How to use squalane without turning a good thing into a greasy one

Squalane is easy to use, but there’s still a right way to make it shine. The simplest method is to apply it as the last step of your evening routine, especially if your skin gets dry overnight. One to three drops is usually enough for the face. Press it over moisturizer rather than rubbing aggressively, and apply it while the skin is still slightly damp or freshly moisturized. That’s how you get the “sealing” benefit. Put it on dry skin with nothing underneath, and it can soften, sure, but it won’t do nearly as much for hydration.

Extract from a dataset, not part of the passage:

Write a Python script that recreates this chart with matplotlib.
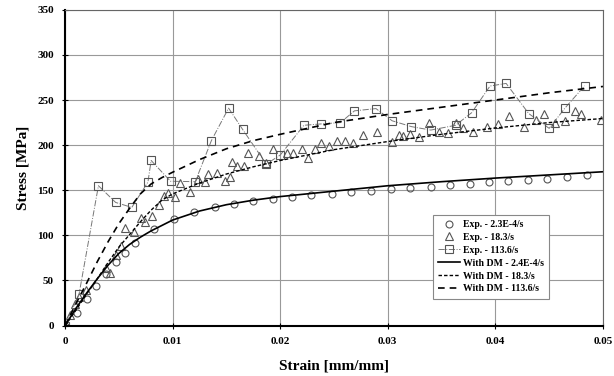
import matplotlib.pyplot as plt

# Exp. - 2.3E-4/s (circles)
strain_a = [0, 0.0011, 0.002, 0.0029, 0.0038, 0.0047, 0.0056, 0.0065, 0.0083, 0.0101,
            0.012, 0.0139, 0.0157, 0.0175, 0.0193, 0.0211, 0.0229, 0.0248, 0.0266, 0.0284,
            0.0303, 0.0321, 0.034, 0.0358, 0.0376, 0.0394, 0.0412, 0.043, 0.0448, 0.0467, 0.0485]
stress_a = [0, 14, 29, 44, 57, 70, 81, 91, 107, 118,
            125.5, 131, 135, 138, 140.5, 142.5, 144.5, 146, 147.7, 149,
            151, 152, 154, 155.5, 157, 159, 160, 161.4, 163, 164.7, 167]

# Exp. - 18.3/s (triangles)
strain_b = [0, 0.0005, 0.0009, 0.0013, 0.0019, 0.0038, 0.0042, 0.0047, 0.0052, 0.0056,
            0.0064, 0.0071, 0.0074, 0.0081, 0.0087, 0.0092, 0.0096, 0.0102, 0.0107, 0.0116,
            0.0124, 0.013, 0.0133, 0.0141, 0.0149, 0.0153, 0.0155, 0.016, 0.0166, 0.017,
            0.018, 0.0187, 0.0193, 0.0206, 0.0212, 0.022, 0.0226, 0.0232, 0.0238, 0.0245,
            0.0253, 0.026, 0.0268, 0.0277, 0.029, 0.0304, 0.031, 0.0314, 0.0321, 0.0329,
            0.0338, 0.0348, 0.0356, 0.0363, 0.037, 0.0379, 0.0392, 0.0402, 0.0413, 0.0427,
            0.0438, 0.0445, 0.0455, 0.0465, 0.0474, 0.048, 0.0498]
stress_b = [0, 12, 24, 32, 40, 63.5, 58.5, 78, 88, 108.5,
            104, 119, 115, 121, 134, 144, 147.5, 143, 158, 148.5,
            163, 159.5, 168, 169.5, 160.5, 165, 181.5, 177, 177, 191,
            188, 180.5, 195.5, 191, 191, 195.5, 185.5, 195.5, 202, 199,
            205, 204.5, 202, 211, 215, 204, 211, 210, 212, 208.5,
            225, 215, 213.5, 224, 218.5, 215, 220.5, 223, 232, 220.5,
            228, 235, 224, 227, 238, 235, 228]

# Exp. - 113.6/s (squares)
strain_c = [0, 0.0013, 0.0031, 0.0047, 0.0062, 0.0077, 0.008, 0.0098, 0.0121, 0.0136,
            0.0152, 0.0165, 0.0187, 0.02, 0.0222, 0.0238, 0.0256, 0.0269, 0.0289, 0.0304,
            0.0322, 0.034, 0.0363, 0.0378, 0.0395, 0.041, 0.0431, 0.045, 0.0465, 0.0483]
stress_c = [0, 35, 155, 136.5, 131, 159, 183, 160, 159.5, 205,
            241, 217.5, 179, 189, 222, 223.5, 225, 238, 240.5, 227,
            220.5, 216.7, 222, 236, 265.5, 268.4, 235, 218.6, 241.5, 265.8]

# With DM curves
strain_m = [0, 0.001, 0.002, 0.003, 0.004, 0.005, 0.006, 0.007, 0.008, 0.009, 0.01,
            0.0125, 0.015, 0.0175, 0.02, 0.025, 0.03, 0.035, 0.04, 0.045, 0.05]
dm_low = [0, 19, 36, 52, 67, 80, 90, 98, 105, 111, 117,
          127, 134, 139, 143, 149, 155, 159.5, 163.5, 167, 170.5]
dm_mid = [0, 17, 35, 52, 70, 87, 101, 115, 128, 139, 146,
          158, 168, 176, 183, 195, 204, 212, 219, 225, 229.5]
dm_high = [0, 24, 47, 71, 93, 113, 130, 146, 157, 164, 170,
           184, 196, 205, 212, 225, 234, 242, 250, 258, 265]

plt.rcParams['font.family'] = ['Liberation Serif', 'DejaVu Serif']
plt.rcParams['font.weight'] = 'bold'

fig = plt.figure(figsize=(6.14, 3.76), dpi=100)
ax = fig.add_axes([0.106, 0.134, 0.876, 0.84])

mk = dict(markerfacecolor='none', markeredgecolor='#555555', markeredgewidth=0.8)
ax.plot(strain_a, stress_a, 'o', markersize=5, label='Exp. - 2.3E-4/s', **mk)
ax.plot(strain_b, stress_b, '^', markersize=5.5, label='Exp. - 18.3/s', **mk)
ax.plot(strain_c, stress_c, 's', markersize=6, color='#777777', linestyle='-.',
        linewidth=0.7, label='Exp. - 113.6/s', **mk)
ax.plot(strain_m, dm_low, '-', color='black', linewidth=1.2, label='With DM - 2.4E-4/s')
ax.plot(strain_m, dm_mid, color='black', linewidth=1.0, dashes=(2.5, 1.5),
        label='With DM - 18.3/s')
ax.plot(strain_m, dm_high, color='black', linewidth=1.2, dashes=(4, 3),
        label='With DM - 113.6/s')

ax.set_xlim(0, 0.05)
ax.set_ylim(0, 350)
ax.set_xticks([0, 0.01, 0.02, 0.03, 0.04, 0.05])
ax.set_xticklabels(['0', '0.01', '0.02', '0.03', '0.04', '0.05'])
ax.set_yticks(range(0, 351, 50))
ax.grid(True, color='#999999', linewidth=0.8)
ax.set_axisbelow(True)
ax.tick_params(labelsize=8, direction='inout', length=4, width=0.8, pad=6)
for lab in ax.get_xticklabels() + ax.get_yticklabels():
    lab.set_fontweight('bold')
for s in ['left', 'bottom']:
    ax.spines[s].set_linewidth(1.5)
for s in ['top', 'right']:
    ax.spines[s].set_color('#666666')
ax.set_xlabel('Strain [mm/mm]', fontsize=11, fontweight='bold', labelpad=10)
ax.set_ylabel('Stress [MPa]', fontsize=11, fontweight='bold', labelpad=6)

leg = ax.legend(loc='lower left', bbox_to_anchor=(0.684, 0.085), fontsize=7,
                frameon=True, fancybox=False, edgecolor='#888888', framealpha=1,
                handlelength=2.2, labelspacing=0.4, borderpad=0.55, handletextpad=0.3,
                borderaxespad=0)
leg.get_frame().set_linewidth(0.8)

fig.savefig('out.png', dpi=100)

You can also mix a drop into your moisturizer if straight oil feels like too much. That’s often the sweet spot for sensitive aging skin: enough slip and comfort, not so much shine that you feel coated. In the morning, some people love it under sunscreen; others find it too rich, especially in heat or humidity. Fair. You don’t need to force it. If you use makeup, try a tiny amount only on the driest areas, because overdoing it can make foundation slide. And if your skin is reactive, keep the rest of the routine boring in the best way. Squalane tends to perform best when it isn’t competing with exfoliating toners, fragranced creams, and five different “active” serums piled on top of each other.

What to look for in a squalane product if your skin is mature, reactive, and picky

Not every product with squalane is automatically a safe bet. Sometimes squalane is the nice, sensible ingredient hiding inside a formula full of essential oils, perfume, drying alcohol, or trendy botanicals that your skin absolutely did not ask for. If you’re buying for sensitive aging skin, simpler is usually better. Look for short ingredient lists, fragrance-free formulas, and products where squalane is used in a straightforward way rather than as decoration in a complicated blend. Pure squalane can be great. So can a basic cream or lotion that uses squalane alongside ceramides, cholesterol, fatty acids, glycerin, or panthenol.

Plant-derived squalane, often sourced from olives or sugarcane, is the standard now and generally what you’ll see. Texture matters too. A good squalane product should feel silky and light, not thick, sticky, or heavily perfumed. If your skin is acne-prone as well as sensitive, patch testing is still worth doing, because even well-loved ingredients aren’t universal. But in general, this is one of the more reliable low-drama options in skincare. That’s why it deserves more attention than it gets. Not because it’s trendy. Because for skin that’s aging, reactive, and tired of being overhandled, a quiet ingredient that helps hold onto comfort is sometimes exactly the point.